Mining industry, environmental groups watch as Canada plans new coal effluent rules – by Paul Withers (CBC News Nova Scotia – February 22, 2017)

http://www.cbc.ca/news/canada/nova-scotia/

Environment and Climate Change Canada is considering plans to impose new effluent limits that would reduce harmful discharges from coal mining by 2019.

Ottawa’s proposal would require new coal mines to collect and monitor all effluent through a final discharge point where it would have to meet new limits for suspended solids, nitrates and a toxic byproduct called selenium.

For existing mines, effluent limits would be monitored after discharge into the environment. The department held its first stakeholder consultation in Nova Scotia on Wednesday. More meetings are scheduled for Saskatchewan, Alberta and British Columbia in coming weeks.
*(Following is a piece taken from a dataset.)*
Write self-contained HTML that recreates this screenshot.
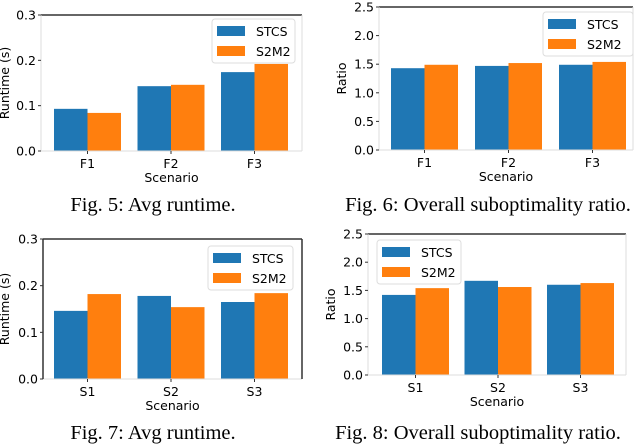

“It’s at the very preliminary stage; we don’t know even what the limits are that they are looking at,” Gretchen Fitzgerald, director of the Sierra Club of Canada, said after the briefing in Truro, N.S.

“Hopefully in the months ahead we will see more information.” Fitzgerald said she is concerned the department is proposing to allow coal mine tailings to be discharged into lakes and other natural water bodies with fish “under certain conditions.”

The department says coal waste discharge into lakes would have to be “shown as the best option for disposal, taking into account environmental, technical, socioeconomic and economic factors.”